Veeam also supports backing up and restoring the storage policy that is associated with the virtual machine. At restore, the same policy is connected by default, but you can choose a different policy if that is appropriate. You can see this in the image below.
Figure 1. Restore of a VM backed up on vSAN
This is very important since the power of storage policy is to deliver the right storage performance and other requirements that your VMs need. Veeam needs to make sure that at the restore, the very same policy is applied to the VM — and it does. And the choice to change it is useful, too.
At Veeam, we saw that vSAN was growing and being seen in more of our customers, and as a result, we added in vSAN support to the Veeam Management Pack for Microsoft System Center v8. This support includes approximately 70+ monitors and each of those come with a Knowledge Base article that can help explain when the monitor displays an alert. It provides real-time visualization into critical cluster states and is even part of the very useful Veeam Morning Coffee Dashboard. See below for an example of the vSAN related alarms.

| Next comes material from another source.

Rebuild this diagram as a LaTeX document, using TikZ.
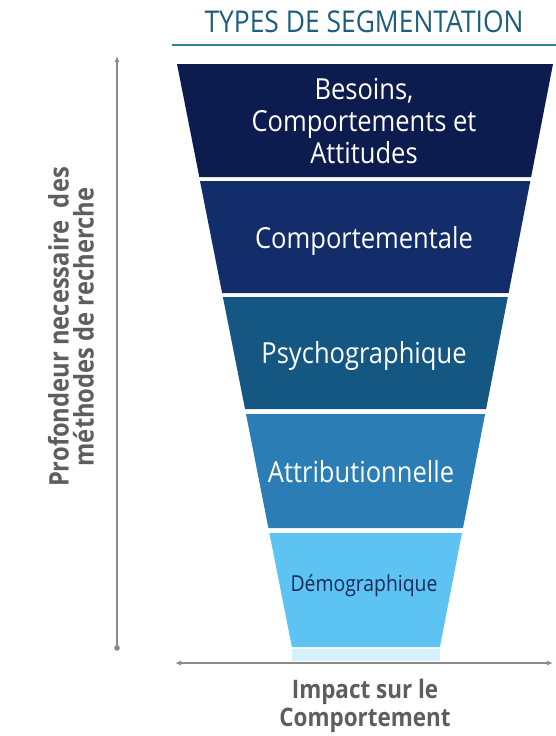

Figure 2. Partial list of vSAN alarms from Veeam SCOM MP
Recently, Veeam was invited to participate in the VMware Ready for vSAN program, new with the launch of VMware vSAN 6.5. Veeam Backup & Replication was tested extensively and we are pleased to say it is certified as VMware Ready for vSAN within the Data Protection category. To learn more about this recent development, please see this KB article as well as Veeam’s listing in the vSAN HCL.
So, the question is, what does this mean? It means if you use Veeam software on vSAN, the Veeam software knows what vSAN is and can work with it the way you need to work with it. This way, you will always be able to restore your VMs!